Records supplied ▸
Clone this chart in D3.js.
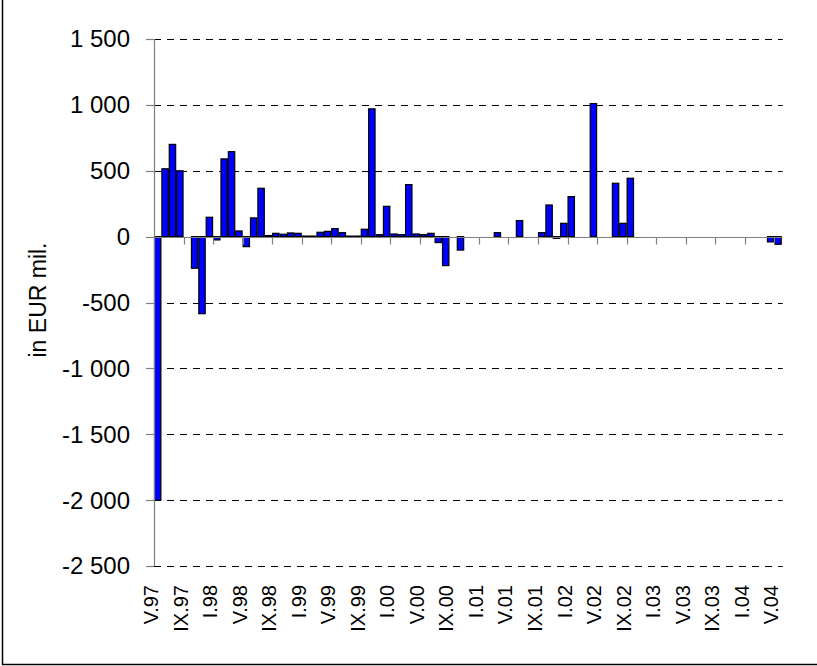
<!DOCTYPE html>
<html>
<head>
<meta charset="utf-8">
<script src="https://cdn.jsdelivr.net/npm/d3@7"></script>
<style>
  html, body { margin: 0; padding: 0; background: #fff; }
  svg { display: block; }
  text { font-family: Arial, "Liberation Sans", sans-serif; fill: #000; }
</style>
</head>
<body>
<svg id="chart" width="817" height="666"></svg>
<script>
// Monthly categories May 1997 .. May 2004
const romanMonths = ["I","II","III","IV","V","VI","VII","VIII","IX","X","XI","XII"];
const categories = [];
for (let i = 0; i < 85; i++) {
  const m = (4 + i) % 12;
  const y = 1997 + Math.floor((4 + i) / 12);
  categories.push(romanMonths[m] + "." + String(y % 100).padStart(2, "0"));
}

// Values in EUR mil.
const values = [
  -2000, 515, 700, 500, 0, -240, -585, 147,
  -25, 590, 645, 43, -76, 142, 367, 8,
  25, 18, 28, 25, 4, 4, 33, 40,
  61, 30, 4, 4, 56, 970, 15, 230,
  20, 15, 395, 20, 15, 25, -45, -220,
  0, -102, 0, 0, 0, 0, 30, 0,
  0, 122, 0, 0, 30, 240, -13, 101,
  304, 0, 0, 1010, 0, 0, 405, 101,
  443, 0, 0, 0, 0, 0, 0, 0,
  0, 0, 0, 0, 0, 0, 0, 0,
  0, 0, 0, -40, -58
];

// Tick labels (every 4th month)
const tickLabels = ["V.97","IX.97","I.98","V.98","IX.98","I.99","V.99","IX.99","I.00","V.00","IX.00",
                    "I.01","V.01","IX.01","I.02","V.02","IX.02","I.03","V.03","IX.03","I.04","V.04"];
const yTicks = [1500, 1000, 500, 0, -500, -1000, -1500, -2000, -2500];
const yTitle = "in EUR mil.";

const svg = d3.select("#chart");

// outer frame
svg.append("rect")
  .attr("x", 2.5).attr("y", -3).attr("width", 818).attr("height", 667.5)
  .attr("fill", "none").attr("stroke", "#000").attr("stroke-width", 1.5);

const left = 154, right = 154 + 85 * 7.385;
const x = d3.scaleBand().domain(d3.range(categories.length)).range([left, right]).padding(0);
const y = d3.scaleLinear().domain([-2500, 1500]).range([566, 39]);

const fmt = v => {
  const s = Math.abs(v).toString().replace(/\B(?=(\d{3})+(?!\d))/g, " ");
  return (v < 0 ? "-" : "") + s;
};

// gridlines
svg.append("g").selectAll("line")
  .data(yTicks.filter(d => d !== 0))
  .join("line")
  .attr("x1", left).attr("x2", right + 1)
  .attr("y1", d => Math.round(y(d)) + 0.5).attr("y2", d => Math.round(y(d)) + 0.5)
  .attr("stroke", "#000").attr("stroke-width", 1)
  .attr("stroke-dasharray", "7,6");

// bars
svg.append("g").selectAll("rect")
  .data(values.map((v, i) => ({ v, i })).filter(d => d.v !== 0))
  .join("rect")
  .attr("x", d => x(d.i) + 0.5)
  .attr("width", x.bandwidth() - 1)
  .attr("y", d => y(Math.max(0, d.v)))
  .attr("height", d => Math.abs(y(d.v) - y(0)))
  .attr("fill", "#0000ff")
  .attr("stroke", "#000")
  .attr("stroke-width", 1.2);

// x axis line at 0
const y0 = Math.round(y(0)) + 0.5;
svg.append("line")
  .attr("x1", left).attr("x2", right + 1)
  .attr("y1", y0).attr("y2", y0)
  .attr("stroke", "#808080").attr("stroke-width", 1.2);

// x ticks at every 4th boundary
const tickIdx = d3.range(0, 85, 4);
svg.append("g").selectAll("line")
  .data(tickIdx.filter(i => i > 0))
  .join("line")
  .attr("x1", i => Math.round(x(i)) + 0.5).attr("x2", i => Math.round(x(i)) + 0.5)
  .attr("y1", y0).attr("y2", y0 + 7)
  .attr("stroke", "#808080").attr("stroke-width", 1.2);

// y axis
svg.append("line")
  .attr("x1", left + 0.5).attr("x2", left + 0.5)
  .attr("y1", y(1500)).attr("y2", y(-2500))
  .attr("stroke", "#808080").attr("stroke-width", 1.2);
svg.append("g").selectAll("line")
  .data(yTicks)
  .join("line")
  .attr("x1", left - 8).attr("x2", left)
  .attr("y1", d => Math.round(y(d)) + 0.5).attr("y2", d => Math.round(y(d)) + 0.5)
  .attr("stroke", "#808080").attr("stroke-width", 1.2);

// y tick labels
svg.append("g").selectAll("text")
  .data(yTicks)
  .join("text")
  .attr("x", 130).attr("y", d => y(d))
  .attr("dy", "0.35em")
  .attr("text-anchor", "end")
  .style("font-size", "24px")
  .text(fmt);

// x tick labels
svg.append("g").selectAll("text")
  .data(tickLabels)
  .join("text")
  .attr("transform", (d, k) => `translate(${x(tickIdx[k]) - 3},585) rotate(-90)`)
  .attr("dy", "0.35em")
  .attr("text-anchor", "end")
  .style("font-size", "20px")
  .text(d => d);

// y title
svg.append("text")
  .attr("transform", "translate(38,300) rotate(-90)")
  .attr("dy", "0.35em")
  .attr("text-anchor", "middle")
  .style("font-size", "23px")
  .text(yTitle);
</script>
</body>
</html>
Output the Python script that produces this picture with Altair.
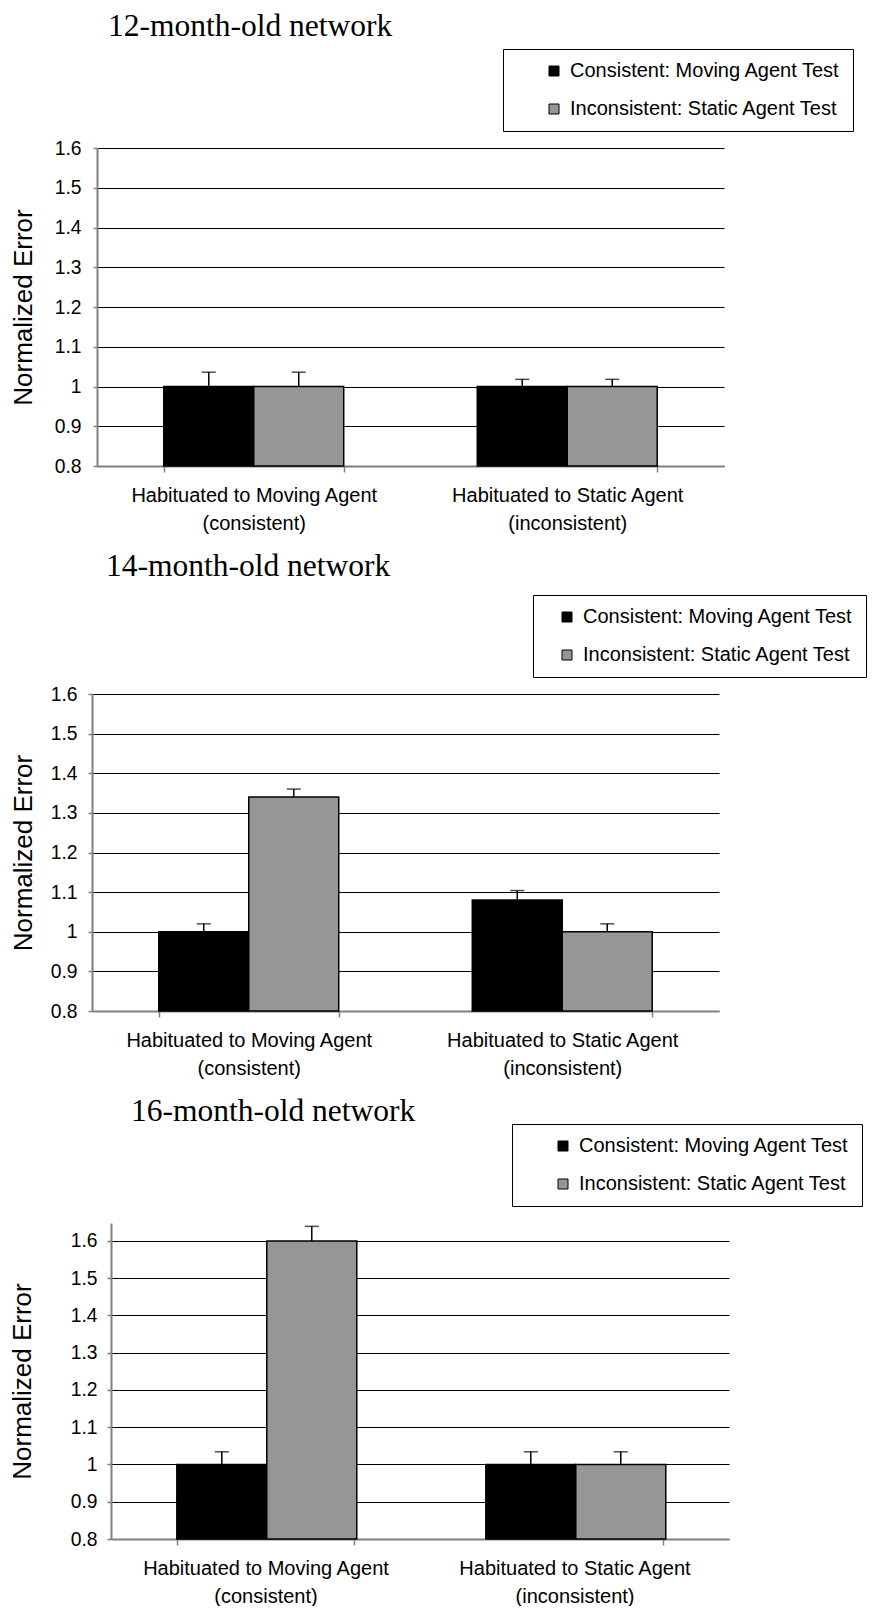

Direction ▸
Leave the pictures out, and print every line of the listing exactly as written.

Response to this exercise ▸
Clone this chart in D3.js.
<!DOCTYPE html>
<html>
<head>
<meta charset="utf-8">
<script src="https://cdn.jsdelivr.net/npm/d3@7"></script>
<style>
  html, body { margin: 0; padding: 0; background: #fff; }
  svg { display: block; }
  text { font-family: Arial, "Liberation Sans", sans-serif; fill: #000; }
</style>
</head>
<body>
<svg id="chart" width="817" height="666"></svg>
<script>
// Monthly categories May 1997 .. May 2004
const romanMonths = ["I","II","III","IV","V","VI","VII","VIII","IX","X","XI","XII"];
const categories = [];
for (let i = 0; i < 85; i++) {
  const m = (4 + i) % 12;
  const y = 1997 + Math.floor((4 + i) / 12);
  categories.push(romanMonths[m] + "." + String(y % 100).padStart(2, "0"));
}

// Values in EUR mil.
const values = [
  -2000, 515, 700, 500, 0, -240, -585, 147,
  -25, 590, 645, 43, -76, 142, 367, 8,
  25, 18, 28, 25, 4, 4, 33, 40,
  61, 30, 4, 4, 56, 970, 15, 230,
  20, 15, 395, 20, 15, 25, -45, -220,
  0, -102, 0, 0, 0, 0, 30, 0,
  0, 122, 0, 0, 30, 240, -13, 101,
  304, 0, 0, 1010, 0, 0, 405, 101,
  443, 0, 0, 0, 0, 0, 0, 0,
  0, 0, 0, 0, 0, 0, 0, 0,
  0, 0, 0, -40, -58
];

// Tick labels (every 4th month)
const tickLabels = ["V.97","IX.97","I.98","V.98","IX.98","I.99","V.99","IX.99","I.00","V.00","IX.00",
                    "I.01","V.01","IX.01","I.02","V.02","IX.02","I.03","V.03","IX.03","I.04","V.04"];
const yTicks = [1500, 1000, 500, 0, -500, -1000, -1500, -2000, -2500];
const yTitle = "in EUR mil.";

const svg = d3.select("#chart");

// outer frame
svg.append("rect")
  .attr("x", 2.5).attr("y", -3).attr("width", 818).attr("height", 667.5)
  .attr("fill", "none").attr("stroke", "#000").attr("stroke-width", 1.5);

const left = 154, right = 154 + 85 * 7.385;
const x = d3.scaleBand().domain(d3.range(categories.length)).range([left, right]).padding(0);
const y = d3.scaleLinear().domain([-2500, 1500]).range([566, 39]);

const fmt = v => {
  const s = Math.abs(v).toString().replace(/\B(?=(\d{3})+(?!\d))/g, " ");
  return (v < 0 ? "-" : "") + s;
};

// gridlines
svg.append("g").selectAll("line")
  .data(yTicks.filter(d => d !== 0))
  .join("line")
  .attr("x1", left).attr("x2", right + 1)
  .attr("y1", d => Math.round(y(d)) + 0.5).attr("y2", d => Math.round(y(d)) + 0.5)
  .attr("stroke", "#000").attr("stroke-width", 1)
  .attr("stroke-dasharray", "7,6");

// bars
svg.append("g").selectAll("rect")
  .data(values.map((v, i) => ({ v, i })).filter(d => d.v !== 0))
  .join("rect")
  .attr("x", d => x(d.i) + 0.5)
  .attr("width", x.bandwidth() - 1)
  .attr("y", d => y(Math.max(0, d.v)))
  .attr("height", d => Math.abs(y(d.v) - y(0)))
  .attr("fill", "#0000ff")
  .attr("stroke", "#000")
  .attr("stroke-width", 1.2);

// x axis line at 0
const y0 = Math.round(y(0)) + 0.5;
svg.append("line")
  .attr("x1", left).attr("x2", right + 1)
  .attr("y1", y0).attr("y2", y0)
  .attr("stroke", "#808080").attr("stroke-width", 1.2);

// x ticks at every 4th boundary
const tickIdx = d3.range(0, 85, 4);
svg.append("g").selectAll("line")
  .data(tickIdx.filter(i => i > 0))
  .join("line")
  .attr("x1", i => Math.round(x(i)) + 0.5).attr("x2", i => Math.round(x(i)) + 0.5)
  .attr("y1", y0).attr("y2", y0 + 7)
  .attr("stroke", "#808080").attr("stroke-width", 1.2);

// y axis
svg.append("line")
  .attr("x1", left + 0.5).attr("x2", left + 0.5)
  .attr("y1", y(1500)).attr("y2", y(-2500))
  .attr("stroke", "#808080").attr("stroke-width", 1.2);
svg.append("g").selectAll("line")
  .data(yTicks)
  .join("line")
  .attr("x1", left - 8).attr("x2", left)
  .attr("y1", d => Math.round(y(d)) + 0.5).attr("y2", d => Math.round(y(d)) + 0.5)
  .attr("stroke", "#808080").attr("stroke-width", 1.2);

// y tick labels
svg.append("g").selectAll("text")
  .data(yTicks)
  .join("text")
  .attr("x", 130).attr("y", d => y(d))
  .attr("dy", "0.35em")
  .attr("text-anchor", "end")
  .style("font-size", "24px")
  .text(fmt);

// x tick labels
svg.append("g").selectAll("text")
  .data(tickLabels)
  .join("text")
  .attr("transform", (d, k) => `translate(${x(tickIdx[k]) - 3},585) rotate(-90)`)
  .attr("dy", "0.35em")
  .attr("text-anchor", "end")
  .style("font-size", "20px")
  .text(d => d);

// y title
svg.append("text")
  .attr("transform", "translate(38,300) rotate(-90)")
  .attr("dy", "0.35em")
  .attr("text-anchor", "middle")
  .style("font-size", "23px")
  .text(yTitle);
</script>
</body>
</html>
Output the Python script that produces this picture with Altair.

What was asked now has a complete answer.